▶ _EXERCISE DETAILS_
Leave out the pictures, and retype only the lines from the beginning of the material through the line that contains "(out) at (485,320);", including both.

Entries with chart source code
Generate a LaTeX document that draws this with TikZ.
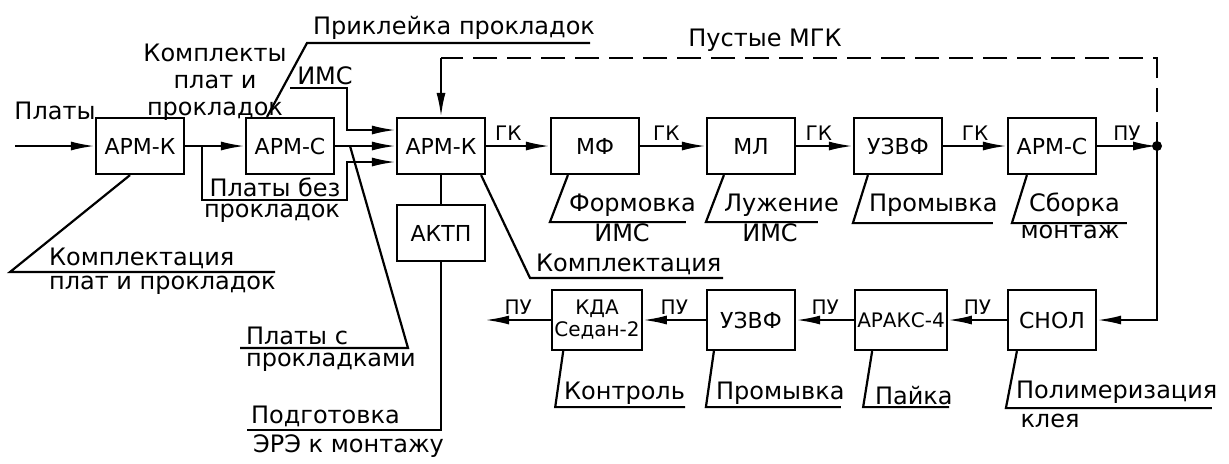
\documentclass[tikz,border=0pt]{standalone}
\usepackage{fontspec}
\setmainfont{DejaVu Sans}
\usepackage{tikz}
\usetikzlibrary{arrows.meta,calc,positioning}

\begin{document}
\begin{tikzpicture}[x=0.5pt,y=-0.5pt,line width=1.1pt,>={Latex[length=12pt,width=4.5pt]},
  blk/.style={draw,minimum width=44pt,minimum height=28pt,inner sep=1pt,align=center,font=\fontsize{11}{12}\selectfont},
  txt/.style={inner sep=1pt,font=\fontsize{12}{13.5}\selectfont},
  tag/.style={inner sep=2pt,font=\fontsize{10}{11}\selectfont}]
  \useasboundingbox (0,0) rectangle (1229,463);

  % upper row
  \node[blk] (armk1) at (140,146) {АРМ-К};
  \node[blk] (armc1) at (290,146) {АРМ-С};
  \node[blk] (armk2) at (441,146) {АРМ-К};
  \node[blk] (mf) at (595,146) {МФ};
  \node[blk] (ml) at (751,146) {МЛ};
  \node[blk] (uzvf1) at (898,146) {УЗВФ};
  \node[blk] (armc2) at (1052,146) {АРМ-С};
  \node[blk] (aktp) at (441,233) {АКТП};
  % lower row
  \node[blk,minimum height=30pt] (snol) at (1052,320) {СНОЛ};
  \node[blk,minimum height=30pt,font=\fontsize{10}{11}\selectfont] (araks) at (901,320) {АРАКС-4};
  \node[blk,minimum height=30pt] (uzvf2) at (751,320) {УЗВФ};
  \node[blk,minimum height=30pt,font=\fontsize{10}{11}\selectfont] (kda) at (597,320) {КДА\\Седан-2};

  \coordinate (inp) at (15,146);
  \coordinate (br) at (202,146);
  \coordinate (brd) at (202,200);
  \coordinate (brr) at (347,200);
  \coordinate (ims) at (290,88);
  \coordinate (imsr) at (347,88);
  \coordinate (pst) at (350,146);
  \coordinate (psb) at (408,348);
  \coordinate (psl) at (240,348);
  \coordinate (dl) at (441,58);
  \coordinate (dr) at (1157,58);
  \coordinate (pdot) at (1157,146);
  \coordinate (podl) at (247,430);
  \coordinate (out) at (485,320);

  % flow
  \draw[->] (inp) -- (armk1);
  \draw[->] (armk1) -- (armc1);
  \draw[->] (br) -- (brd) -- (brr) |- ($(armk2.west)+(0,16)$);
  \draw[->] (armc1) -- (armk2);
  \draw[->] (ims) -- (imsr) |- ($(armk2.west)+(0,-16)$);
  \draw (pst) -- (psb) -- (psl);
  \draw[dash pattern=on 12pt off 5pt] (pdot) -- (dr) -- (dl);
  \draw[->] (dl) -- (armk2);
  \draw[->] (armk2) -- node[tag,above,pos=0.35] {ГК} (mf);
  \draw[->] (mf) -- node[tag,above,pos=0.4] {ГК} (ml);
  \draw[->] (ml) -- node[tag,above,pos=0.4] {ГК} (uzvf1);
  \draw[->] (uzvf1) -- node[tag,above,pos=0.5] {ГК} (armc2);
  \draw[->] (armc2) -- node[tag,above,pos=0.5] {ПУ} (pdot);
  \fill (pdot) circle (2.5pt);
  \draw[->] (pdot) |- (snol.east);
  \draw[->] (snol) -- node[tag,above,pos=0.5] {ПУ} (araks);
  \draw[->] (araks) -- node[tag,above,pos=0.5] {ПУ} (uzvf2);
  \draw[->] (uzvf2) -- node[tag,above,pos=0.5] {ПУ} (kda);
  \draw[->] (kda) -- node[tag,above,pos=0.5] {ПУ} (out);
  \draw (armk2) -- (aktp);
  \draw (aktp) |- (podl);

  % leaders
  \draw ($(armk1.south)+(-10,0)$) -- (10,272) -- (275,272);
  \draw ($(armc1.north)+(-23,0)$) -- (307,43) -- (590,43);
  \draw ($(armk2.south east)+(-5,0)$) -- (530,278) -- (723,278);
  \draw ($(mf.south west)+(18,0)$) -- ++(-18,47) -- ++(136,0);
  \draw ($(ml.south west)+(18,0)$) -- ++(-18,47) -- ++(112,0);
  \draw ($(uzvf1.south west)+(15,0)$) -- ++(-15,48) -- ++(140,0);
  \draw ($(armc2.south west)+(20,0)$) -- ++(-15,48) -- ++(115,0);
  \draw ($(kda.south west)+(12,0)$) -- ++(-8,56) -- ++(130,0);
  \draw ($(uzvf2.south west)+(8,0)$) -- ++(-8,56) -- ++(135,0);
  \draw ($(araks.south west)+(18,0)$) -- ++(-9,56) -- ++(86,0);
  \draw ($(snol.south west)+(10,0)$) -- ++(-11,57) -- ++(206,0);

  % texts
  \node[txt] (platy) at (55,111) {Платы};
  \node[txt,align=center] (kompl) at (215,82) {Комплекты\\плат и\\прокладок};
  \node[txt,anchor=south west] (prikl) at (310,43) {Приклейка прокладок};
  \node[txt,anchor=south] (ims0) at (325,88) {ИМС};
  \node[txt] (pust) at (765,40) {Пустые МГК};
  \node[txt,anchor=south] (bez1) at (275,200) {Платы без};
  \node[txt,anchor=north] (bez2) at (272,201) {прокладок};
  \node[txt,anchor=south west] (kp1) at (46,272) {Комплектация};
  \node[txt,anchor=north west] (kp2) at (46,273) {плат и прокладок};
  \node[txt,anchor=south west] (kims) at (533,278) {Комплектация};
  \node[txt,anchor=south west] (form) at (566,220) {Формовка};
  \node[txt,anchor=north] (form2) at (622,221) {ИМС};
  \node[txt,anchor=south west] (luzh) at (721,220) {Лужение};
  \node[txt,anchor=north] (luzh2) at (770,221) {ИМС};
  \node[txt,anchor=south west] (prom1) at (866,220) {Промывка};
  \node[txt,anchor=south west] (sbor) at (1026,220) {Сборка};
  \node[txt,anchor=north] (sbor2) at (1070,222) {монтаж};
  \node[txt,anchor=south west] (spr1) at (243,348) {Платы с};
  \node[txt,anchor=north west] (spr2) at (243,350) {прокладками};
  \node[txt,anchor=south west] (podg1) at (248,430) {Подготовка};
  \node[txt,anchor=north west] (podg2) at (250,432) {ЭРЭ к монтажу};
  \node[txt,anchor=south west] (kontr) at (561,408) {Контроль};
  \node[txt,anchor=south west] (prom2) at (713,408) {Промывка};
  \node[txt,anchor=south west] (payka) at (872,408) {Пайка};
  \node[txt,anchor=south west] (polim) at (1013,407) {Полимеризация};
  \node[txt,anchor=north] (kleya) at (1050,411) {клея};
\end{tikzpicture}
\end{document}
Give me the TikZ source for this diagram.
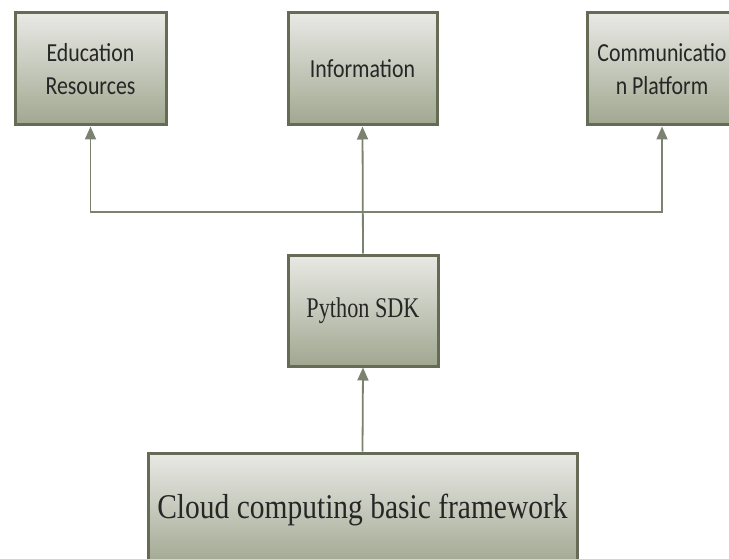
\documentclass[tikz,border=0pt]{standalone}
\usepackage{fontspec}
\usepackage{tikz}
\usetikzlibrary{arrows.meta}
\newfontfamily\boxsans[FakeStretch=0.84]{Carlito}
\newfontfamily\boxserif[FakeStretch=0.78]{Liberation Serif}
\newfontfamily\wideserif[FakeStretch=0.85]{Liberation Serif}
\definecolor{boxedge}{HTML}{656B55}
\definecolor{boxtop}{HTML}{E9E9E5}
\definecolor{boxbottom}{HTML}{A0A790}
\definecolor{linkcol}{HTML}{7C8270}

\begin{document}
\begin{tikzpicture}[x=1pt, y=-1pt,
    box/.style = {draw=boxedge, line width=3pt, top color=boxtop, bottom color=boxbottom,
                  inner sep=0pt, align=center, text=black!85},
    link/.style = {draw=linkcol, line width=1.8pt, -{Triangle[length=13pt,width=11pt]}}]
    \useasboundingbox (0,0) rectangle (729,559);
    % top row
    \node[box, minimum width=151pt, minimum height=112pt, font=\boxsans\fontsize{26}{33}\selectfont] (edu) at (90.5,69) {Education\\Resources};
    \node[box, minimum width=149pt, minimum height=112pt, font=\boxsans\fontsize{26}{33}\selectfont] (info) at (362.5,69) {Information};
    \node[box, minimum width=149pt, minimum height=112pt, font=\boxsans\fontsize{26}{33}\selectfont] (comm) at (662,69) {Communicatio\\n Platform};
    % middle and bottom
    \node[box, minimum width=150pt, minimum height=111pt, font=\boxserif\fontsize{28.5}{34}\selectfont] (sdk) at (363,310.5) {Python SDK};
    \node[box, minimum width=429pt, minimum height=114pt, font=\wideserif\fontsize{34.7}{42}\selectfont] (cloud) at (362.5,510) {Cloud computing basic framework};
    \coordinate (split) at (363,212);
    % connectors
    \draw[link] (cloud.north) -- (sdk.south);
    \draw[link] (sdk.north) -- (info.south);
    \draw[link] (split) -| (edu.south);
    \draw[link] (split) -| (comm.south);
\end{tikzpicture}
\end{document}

▶ _OUTPUT FOR THIS TASK_
Generate a LaTeX document that draws this with TikZ.
\documentclass[tikz,border=0pt]{standalone}
\usepackage{fontspec}
\setmainfont{DejaVu Sans}
\usepackage{tikz}
\usetikzlibrary{arrows.meta,calc,positioning}

\begin{document}
\begin{tikzpicture}[x=0.5pt,y=-0.5pt,line width=1.1pt,>={Latex[length=12pt,width=4.5pt]},
  blk/.style={draw,minimum width=44pt,minimum height=28pt,inner sep=1pt,align=center,font=\fontsize{11}{12}\selectfont},
  txt/.style={inner sep=1pt,font=\fontsize{12}{13.5}\selectfont},
  tag/.style={inner sep=2pt,font=\fontsize{10}{11}\selectfont}]
  \useasboundingbox (0,0) rectangle (1229,463);

  % upper row
  \node[blk] (armk1) at (140,146) {АРМ-К};
  \node[blk] (armc1) at (290,146) {АРМ-С};
  \node[blk] (armk2) at (441,146) {АРМ-К};
  \node[blk] (mf) at (595,146) {МФ};
  \node[blk] (ml) at (751,146) {МЛ};
  \node[blk] (uzvf1) at (898,146) {УЗВФ};
  \node[blk] (armc2) at (1052,146) {АРМ-С};
  \node[blk] (aktp) at (441,233) {АКТП};
  % lower row
  \node[blk,minimum height=30pt] (snol) at (1052,320) {СНОЛ};
  \node[blk,minimum height=30pt,font=\fontsize{10}{11}\selectfont] (araks) at (901,320) {АРАКС-4};
  \node[blk,minimum height=30pt] (uzvf2) at (751,320) {УЗВФ};
  \node[blk,minimum height=30pt,font=\fontsize{10}{11}\selectfont] (kda) at (597,320) {КДА\\Седан-2};

  \coordinate (inp) at (15,146);
  \coordinate (br) at (202,146);
  \coordinate (brd) at (202,200);
  \coordinate (brr) at (347,200);
  \coordinate (ims) at (290,88);
  \coordinate (imsr) at (347,88);
  \coordinate (pst) at (350,146);
  \coordinate (psb) at (408,348);
  \coordinate (psl) at (240,348);
  \coordinate (dl) at (441,58);
  \coordinate (dr) at (1157,58);
  \coordinate (pdot) at (1157,146);
  \coordinate (podl) at (247,430);
  \coordinate (out) at (485,320);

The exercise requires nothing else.